Task statement: Find all the lines with "that" and gather them.

Collected material:
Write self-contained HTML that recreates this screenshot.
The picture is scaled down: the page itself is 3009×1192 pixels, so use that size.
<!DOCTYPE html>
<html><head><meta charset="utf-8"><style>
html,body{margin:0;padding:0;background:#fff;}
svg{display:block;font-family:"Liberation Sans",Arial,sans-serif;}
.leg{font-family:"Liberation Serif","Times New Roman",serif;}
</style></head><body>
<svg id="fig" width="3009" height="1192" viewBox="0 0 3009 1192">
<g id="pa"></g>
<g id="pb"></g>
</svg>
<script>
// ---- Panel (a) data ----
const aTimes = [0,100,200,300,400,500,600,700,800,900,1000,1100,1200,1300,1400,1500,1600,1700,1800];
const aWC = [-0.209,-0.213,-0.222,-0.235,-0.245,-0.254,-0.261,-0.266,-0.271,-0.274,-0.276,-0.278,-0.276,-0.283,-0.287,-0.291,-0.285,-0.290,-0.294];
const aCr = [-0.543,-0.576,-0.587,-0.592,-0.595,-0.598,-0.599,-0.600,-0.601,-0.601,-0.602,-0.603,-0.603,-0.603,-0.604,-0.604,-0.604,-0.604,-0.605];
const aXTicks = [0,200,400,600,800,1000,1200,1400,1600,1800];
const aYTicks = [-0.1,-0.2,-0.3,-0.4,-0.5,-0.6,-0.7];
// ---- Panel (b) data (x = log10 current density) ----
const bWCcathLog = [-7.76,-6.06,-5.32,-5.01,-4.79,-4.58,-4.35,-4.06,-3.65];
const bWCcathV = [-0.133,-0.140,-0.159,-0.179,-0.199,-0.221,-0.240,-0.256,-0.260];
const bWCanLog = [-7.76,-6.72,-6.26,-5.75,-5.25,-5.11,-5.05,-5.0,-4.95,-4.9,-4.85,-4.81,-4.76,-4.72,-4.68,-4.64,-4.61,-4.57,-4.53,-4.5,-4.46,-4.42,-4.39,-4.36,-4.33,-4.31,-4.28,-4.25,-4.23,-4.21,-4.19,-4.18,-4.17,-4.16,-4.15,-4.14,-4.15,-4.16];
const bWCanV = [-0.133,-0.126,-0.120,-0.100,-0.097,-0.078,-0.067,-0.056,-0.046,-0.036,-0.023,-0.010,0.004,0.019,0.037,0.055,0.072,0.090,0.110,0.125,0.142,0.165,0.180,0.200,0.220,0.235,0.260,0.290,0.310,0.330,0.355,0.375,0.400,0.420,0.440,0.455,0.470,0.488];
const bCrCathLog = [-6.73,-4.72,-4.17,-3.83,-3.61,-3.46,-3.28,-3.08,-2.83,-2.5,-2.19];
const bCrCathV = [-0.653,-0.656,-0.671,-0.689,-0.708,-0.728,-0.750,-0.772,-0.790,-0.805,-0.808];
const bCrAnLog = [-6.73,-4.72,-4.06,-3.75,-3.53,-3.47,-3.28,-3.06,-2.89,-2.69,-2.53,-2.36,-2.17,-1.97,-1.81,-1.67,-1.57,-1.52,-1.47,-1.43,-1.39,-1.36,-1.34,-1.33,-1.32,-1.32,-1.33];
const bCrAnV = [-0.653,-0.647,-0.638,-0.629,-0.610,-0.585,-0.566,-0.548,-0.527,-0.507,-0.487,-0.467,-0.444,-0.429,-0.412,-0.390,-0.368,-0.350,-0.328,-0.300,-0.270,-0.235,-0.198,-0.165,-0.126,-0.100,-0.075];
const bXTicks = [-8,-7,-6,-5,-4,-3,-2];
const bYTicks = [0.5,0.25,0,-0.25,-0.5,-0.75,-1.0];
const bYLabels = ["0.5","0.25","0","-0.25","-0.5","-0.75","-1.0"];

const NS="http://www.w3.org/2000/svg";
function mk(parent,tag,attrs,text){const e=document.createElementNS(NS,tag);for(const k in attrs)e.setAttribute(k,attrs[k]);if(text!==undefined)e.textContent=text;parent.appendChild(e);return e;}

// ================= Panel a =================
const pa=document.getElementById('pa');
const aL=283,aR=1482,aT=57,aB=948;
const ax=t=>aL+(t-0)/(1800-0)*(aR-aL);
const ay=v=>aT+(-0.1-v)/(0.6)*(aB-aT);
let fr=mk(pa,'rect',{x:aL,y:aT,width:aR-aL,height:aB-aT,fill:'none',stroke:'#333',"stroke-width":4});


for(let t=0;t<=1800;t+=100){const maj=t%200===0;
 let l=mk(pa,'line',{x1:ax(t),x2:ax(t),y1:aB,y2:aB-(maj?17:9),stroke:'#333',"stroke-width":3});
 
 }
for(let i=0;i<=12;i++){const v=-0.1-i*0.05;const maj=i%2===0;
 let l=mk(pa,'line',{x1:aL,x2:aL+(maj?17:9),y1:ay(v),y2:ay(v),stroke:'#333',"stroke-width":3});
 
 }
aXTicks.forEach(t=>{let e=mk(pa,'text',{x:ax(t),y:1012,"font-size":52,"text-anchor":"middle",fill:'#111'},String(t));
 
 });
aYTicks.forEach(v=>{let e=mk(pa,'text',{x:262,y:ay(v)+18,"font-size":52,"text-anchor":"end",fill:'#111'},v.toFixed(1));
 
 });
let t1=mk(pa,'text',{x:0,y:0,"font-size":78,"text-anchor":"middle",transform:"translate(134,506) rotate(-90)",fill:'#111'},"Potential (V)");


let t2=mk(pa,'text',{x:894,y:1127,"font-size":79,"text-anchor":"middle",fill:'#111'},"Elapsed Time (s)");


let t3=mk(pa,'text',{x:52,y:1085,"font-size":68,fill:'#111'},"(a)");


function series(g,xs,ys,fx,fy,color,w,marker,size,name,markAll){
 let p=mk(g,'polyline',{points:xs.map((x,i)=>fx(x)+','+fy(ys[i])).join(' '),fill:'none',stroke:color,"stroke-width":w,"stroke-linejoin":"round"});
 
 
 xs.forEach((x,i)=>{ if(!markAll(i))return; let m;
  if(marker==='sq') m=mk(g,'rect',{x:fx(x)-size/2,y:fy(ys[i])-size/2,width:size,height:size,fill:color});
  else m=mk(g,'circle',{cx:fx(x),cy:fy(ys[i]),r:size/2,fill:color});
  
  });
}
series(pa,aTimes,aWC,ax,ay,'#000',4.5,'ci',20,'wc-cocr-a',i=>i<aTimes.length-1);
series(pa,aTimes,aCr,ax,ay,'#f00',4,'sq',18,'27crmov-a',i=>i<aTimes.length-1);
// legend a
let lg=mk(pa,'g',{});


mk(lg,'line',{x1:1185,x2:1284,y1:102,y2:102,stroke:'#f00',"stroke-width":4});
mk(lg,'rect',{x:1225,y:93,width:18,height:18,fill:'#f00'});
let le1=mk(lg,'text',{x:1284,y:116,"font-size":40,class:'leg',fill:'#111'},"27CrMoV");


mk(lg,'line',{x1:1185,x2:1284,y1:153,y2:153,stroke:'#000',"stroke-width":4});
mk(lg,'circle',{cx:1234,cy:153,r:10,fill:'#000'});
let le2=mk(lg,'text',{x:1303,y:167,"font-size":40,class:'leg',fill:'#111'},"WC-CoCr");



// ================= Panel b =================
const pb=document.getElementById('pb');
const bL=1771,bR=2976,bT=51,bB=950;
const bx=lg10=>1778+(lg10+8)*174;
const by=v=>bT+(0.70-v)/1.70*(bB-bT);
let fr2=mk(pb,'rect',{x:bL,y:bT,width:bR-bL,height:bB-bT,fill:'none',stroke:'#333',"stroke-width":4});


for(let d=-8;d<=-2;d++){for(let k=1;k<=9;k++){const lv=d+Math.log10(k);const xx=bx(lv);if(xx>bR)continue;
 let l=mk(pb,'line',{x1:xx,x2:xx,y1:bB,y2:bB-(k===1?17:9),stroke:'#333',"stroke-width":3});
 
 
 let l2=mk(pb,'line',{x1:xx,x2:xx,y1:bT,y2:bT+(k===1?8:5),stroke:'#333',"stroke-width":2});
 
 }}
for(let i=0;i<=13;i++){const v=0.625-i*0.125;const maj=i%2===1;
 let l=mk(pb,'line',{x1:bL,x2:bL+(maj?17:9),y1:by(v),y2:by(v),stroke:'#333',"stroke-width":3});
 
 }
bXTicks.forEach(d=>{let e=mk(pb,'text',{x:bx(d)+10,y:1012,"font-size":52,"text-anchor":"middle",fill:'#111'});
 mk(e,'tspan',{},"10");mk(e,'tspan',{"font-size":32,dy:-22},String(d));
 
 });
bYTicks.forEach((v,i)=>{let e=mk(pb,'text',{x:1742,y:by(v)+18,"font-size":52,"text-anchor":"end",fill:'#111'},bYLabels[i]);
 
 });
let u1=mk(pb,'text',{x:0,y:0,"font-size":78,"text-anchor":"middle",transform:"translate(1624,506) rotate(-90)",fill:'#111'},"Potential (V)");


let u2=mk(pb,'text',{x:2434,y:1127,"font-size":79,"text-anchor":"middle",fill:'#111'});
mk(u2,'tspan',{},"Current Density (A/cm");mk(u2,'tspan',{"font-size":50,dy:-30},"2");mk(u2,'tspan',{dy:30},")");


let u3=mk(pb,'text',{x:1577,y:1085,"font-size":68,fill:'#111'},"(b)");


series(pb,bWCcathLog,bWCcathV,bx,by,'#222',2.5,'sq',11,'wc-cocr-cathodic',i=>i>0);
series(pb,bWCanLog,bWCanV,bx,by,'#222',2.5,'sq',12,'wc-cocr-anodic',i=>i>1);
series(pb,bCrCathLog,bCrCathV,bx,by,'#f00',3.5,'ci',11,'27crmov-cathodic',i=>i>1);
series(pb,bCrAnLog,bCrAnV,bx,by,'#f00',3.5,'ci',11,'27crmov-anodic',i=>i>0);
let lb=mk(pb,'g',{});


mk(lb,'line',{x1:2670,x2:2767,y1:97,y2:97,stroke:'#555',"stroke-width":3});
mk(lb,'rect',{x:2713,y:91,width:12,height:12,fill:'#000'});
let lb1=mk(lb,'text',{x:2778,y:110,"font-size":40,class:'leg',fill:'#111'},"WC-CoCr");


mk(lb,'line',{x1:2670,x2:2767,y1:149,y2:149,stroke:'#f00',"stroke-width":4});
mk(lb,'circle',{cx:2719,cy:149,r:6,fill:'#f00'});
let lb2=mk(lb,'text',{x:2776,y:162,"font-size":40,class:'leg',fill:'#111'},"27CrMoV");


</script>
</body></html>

Response below:
Write self-contained HTML that recreates this screenshot.
The picture is scaled down: the page itself is 3009×1192 pixels, so use that size.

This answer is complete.